Help Me Mr. Wizard or Ned!

I saw this and wanted your input. Is my laser toast?


So let’s talk first about what is Enduramark. I’ve looked at the patent before and it’s composed of a mixture of fine glass frit, fine clay and molybdenum oxide. They are claiming that the molybdenum oxide is a pigment and the clay is a thermal absorber for the laser energy. The clay helps melt the glass frit into which the molybdenum oxide is suspended. So the mark left on the metal is glass bonded to the metal, which is colored by the molybdenum oxide.

So using “Molylube”, which contains primarily molybdenum disulfide, will not be the same marking end product.

It seems likely that the molybdenum disulfide is being heat bonded to the metal by the laser.
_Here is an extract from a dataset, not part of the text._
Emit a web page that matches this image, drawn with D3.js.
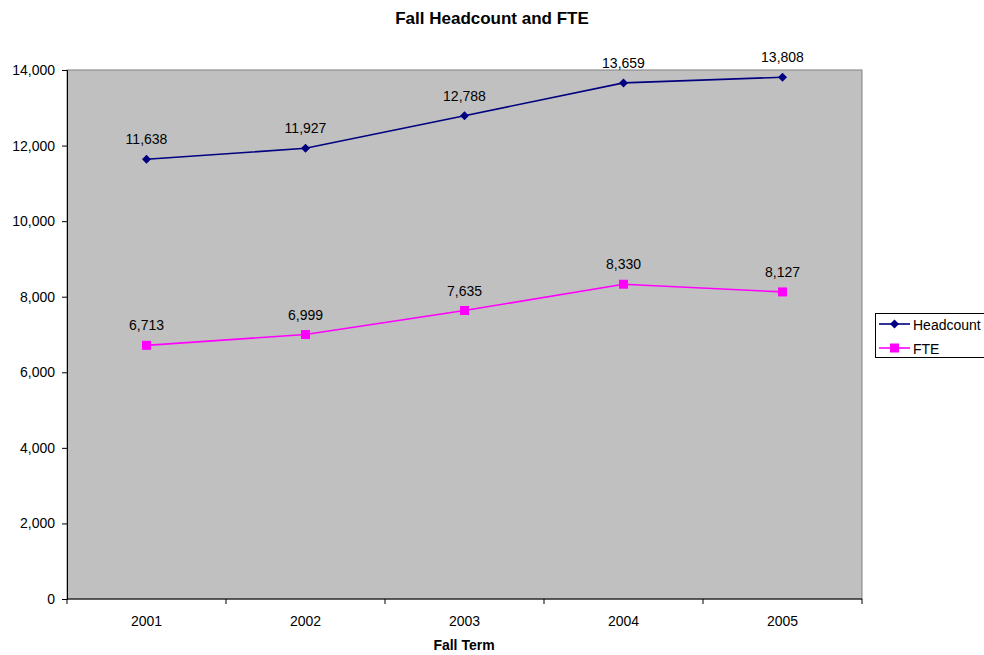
<!DOCTYPE html>
<html>
<head>
<meta charset="utf-8">
<script src="https://cdn.jsdelivr.net/npm/d3@7"></script>
<style>
  html, body { margin: 0; padding: 0; background: #fff; }
  svg { display: block; font-family: Arial, "Liberation Sans", sans-serif; }
</style>
</head>
<body>
<svg id="chart" width="984" height="655"></svg>
<script>
// Fall enrollment by term
const years = ["2001", "2002", "2003", "2004", "2005"];
const headcount = [11638, 11927, 12788, 13659, 13808];
const fte = [6713, 6999, 7635, 8330, 8127];
const yTicks = [0, 2000, 4000, 6000, 8000, 10000, 12000, 14000];

const series = [
  { name: "Headcount", values: headcount, color: "#000080", marker: "diamond" },
  { name: "FTE", values: fte, color: "#FF00FF", marker: "square" }
];

const svg = d3.select("#chart");
const plot = { left: 67, top: 70, right: 862, bottom: 599 };

const x = d3.scaleBand().domain(years).range([plot.left, plot.right]);
const y = d3.scaleLinear().domain([0, 14000]).range([plot.bottom, plot.top]);
const fmt = d3.format(",");
const markerPath = m => m === "diamond"
  ? "M0,-4.5L4.5,0L0,4.5L-4.5,0Z"
  : "M-4.5,-4.5H4.5V4.5H-4.5Z";

// plot background
svg.append("rect")
  .attr("x", plot.left).attr("y", plot.top)
  .attr("width", plot.right - plot.left).attr("height", plot.bottom - plot.top)
  .attr("fill", "#C0C0C0").attr("stroke", "#808080").attr("stroke-width", 1);

// y axis
const yAxis = svg.append("g")
  .attr("transform", `translate(${plot.left},0)`)
  .call(d3.axisLeft(y).tickValues(yTicks).tickFormat(fmt).tickSize(5).tickPadding(7));
yAxis.select(".domain").attr("stroke", "#000");
yAxis.selectAll(".tick line").attr("stroke", "#000");
yAxis.selectAll("text").attr("font-size", 14).attr("fill", "#000")
  .attr("font-family", "Arial, 'Liberation Sans', sans-serif");

// x axis with ticks on band boundaries
const xAxis = svg.append("g").attr("transform", `translate(0,${plot.bottom})`);
xAxis.append("line")
  .attr("x1", plot.left).attr("x2", plot.right)
  .attr("stroke", "#000");
const bounds = years.map(d => x(d)).concat([x(years[years.length - 1]) + x.bandwidth()]);
xAxis.selectAll("line.tk").data(bounds).join("line")
  .attr("class", "tk")
  .attr("x1", d => d).attr("x2", d => d)
  .attr("y1", 0).attr("y2", 5)
  .attr("stroke", "#000");
xAxis.selectAll("text").data(years).join("text")
  .attr("x", d => x(d) + x.bandwidth() / 2)
  .attr("y", 27)
  .attr("text-anchor", "middle")
  .attr("font-size", 14)
  .text(d => d);

const cx = d => x(d) + x.bandwidth() / 2;

// series lines, markers and value labels
series.forEach(s => {
  const pts = years.map((yr, i) => ({ yr, v: s.values[i] }));
  svg.append("path")
    .datum(pts)
    .attr("fill", "none")
    .attr("stroke", s.color)
    .attr("stroke-width", 1.6)
    .attr("d", d3.line().x(d => cx(d.yr)).y(d => y(d.v)));

  svg.selectAll(null).data(pts).join("path")
    .attr("transform", d => `translate(${cx(d.yr)},${y(d.v)})`)
    .attr("d", markerPath(s.marker))
    .attr("fill", s.color);

  svg.selectAll(null).data(pts).join("text")
    .attr("x", d => cx(d.yr))
    .attr("y", d => y(d.v) - 15)
    .attr("text-anchor", "middle")
    .attr("font-size", 14)
    .attr("fill", "#000")
    .text(d => fmt(d.v));
});

// chart title (centred on the whole chart) and axis title
svg.append("text")
  .attr("x", 492).attr("y", 24)
  .attr("text-anchor", "middle")
  .attr("font-size", 17).attr("font-weight", "bold")
  .text("Fall Headcount and FTE");
svg.append("text")
  .attr("x", 464).attr("y", 650)
  .attr("text-anchor", "middle")
  .attr("font-size", 14).attr("font-weight", "bold")
  .text("Fall Term");

// legend
const lg = svg.append("g").attr("transform", "translate(875,313)");
lg.append("rect")
  .attr("x", 0.5).attr("y", 0.5).attr("width", 130).attr("height", 44)
  .attr("fill", "#fff").attr("stroke", "#000");
series.forEach((s, i) => {
  const yy = 11 + i * 24;
  lg.append("line")
    .attr("x1", 4).attr("x2", 35).attr("y1", yy).attr("y2", yy)
    .attr("stroke", s.color).attr("stroke-width", 1.6);
  lg.append("path")
    .attr("transform", `translate(19.5,${yy})`)
    .attr("d", markerPath(s.marker))
    .attr("fill", s.color);
  lg.append("text")
    .attr("x", 38).attr("y", yy + 5.5)
    .attr("font-size", 14)
    .text(s.name);
});
</script>
</body>
</html>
There is plenty of scientific literature that talks about heat bonding molybdenum disulfide to metal surface, granted the temperatures (300-400C) I’ve seen so far are typically less than 40W CO2 temperatures.

The general chemistry quoted in that link is true and the literature does indicate that you can convert the disulfide to the trioxide by roasting at elevated temperatures in air. But, I’m not convinced that the conversion rate during laser engraving will necessarily be large enough to result in a large amount of thermally decomposed molybdenum disulfide, and therefore lots of sulfur dioxide to become sulfuric acid.

So unless you are doing a lot of engraving with molylube I wouldn’t necessarily be concerned. It would be interesting to put some pH range paper in the path of the exhaust while engraving molylube to get an idea of how acidic is the exhaust.


Thanks for the reply and explanation.

1 Like

Well I wanted to know how well molybdenum disulfide (MoS2) absorbed CO2 laser energy (10.6 um). This is in the infrared region and in IR spectroscopy 10.6um would translate to 943 cm-1. I couldn’t find a really good scan of MoS2 but, from what I did find, it appears that MoS2 is not a particularly strong (perhaps even weak) absorber at this wavelength.

So that would mean it’s less likely to quickly thermally decompose from lasering.